Não obstante, ao menos em pensamento, a maioria esmagadora dos humanos prefere gozar suas férias prolongadas e obrigatórias nos primaveris campos do éter a arder nas fictícias fogueiras das entranhas da terra. Mas fora as especulações metafísicas, nada se sabe de concreto sobre esses misteriosos czares, se há patrulhamento ideológico pelo grau de bondade ou maldade, nem quantas Chinas haveria nesses mundos, só há pura especulação.


Há quem pense que o ingresso ao céu pode ser adquirido matando em nome de deus. Se assim é, imagino um fim de tarde com as beatas de Santa Catarina tomando ar fresco numa animada conversa com os integrantes do Talibã. Argh... Seria deus psicótico, com múltipla personalidade? Como poderia receber de braços abertos um Pen Xin Xong, um Padre Pio, as crianças ortodoxas russas e seus algozes muçulmanos chechenos?

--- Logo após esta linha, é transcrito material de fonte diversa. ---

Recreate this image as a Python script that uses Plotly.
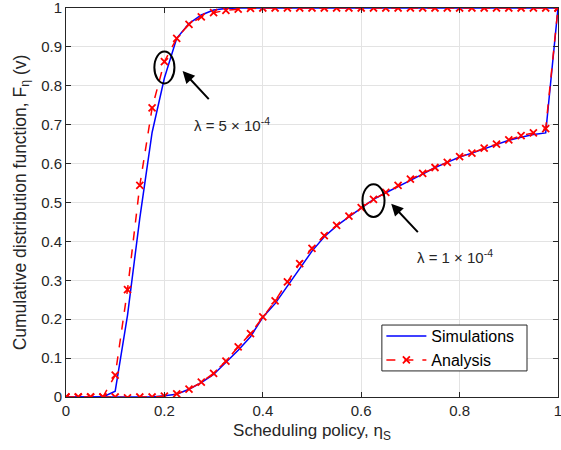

Sei não! Dizem que o inferno hospeda Galileu, Da Vinci, Giordano Bruno; mas se as tais fogueiras queimassem mesmo como as daqui, o inferno seria um 'não lugar' onde só haveria cinzas, e o diabo seria um joão-carvão qualquer, não um cidadão de primeira classe como é tratado nas Assembleias de Deus.


Depois, Dante fez menção a um inferno gelado...  isso é muito confuso. Às vezes penso que marqueteiro sempre existiu, não é privilégio de político, e aqueles da Galileia podem ter invertido a ordem das coisas, fazendo com que todo inconformado com o mal, fossem os maus, e povoaram o inferno com as crianças rebeldes, os pensadores, os ateus, os verdadeiros artistas; no céu hospedaram só os devotos. 


Lá estou eu blasfemando de novo! Droga, acho que o calor no ônibus está me fazendo delirar. 


Arre, desci! Sopra uma brisa suave na calçada, estou chegando em casa. Da esquina vejo Frederica na sua inocência, pulando feliz em frente ao meu portão.Melhor deixar esses pensamentos pra lá, quando ela crescer certamente saberá resolver isso melhor do que eu. Por hora, transborda de alegria e nem desconfia que está perdendo sua história com uma canetada de gabinete. Melhor assim, nem o relógio, nem a Terra vão mesmo girar ao contrário, e sem infâmias ela ainda seguirá criança por algum tempo.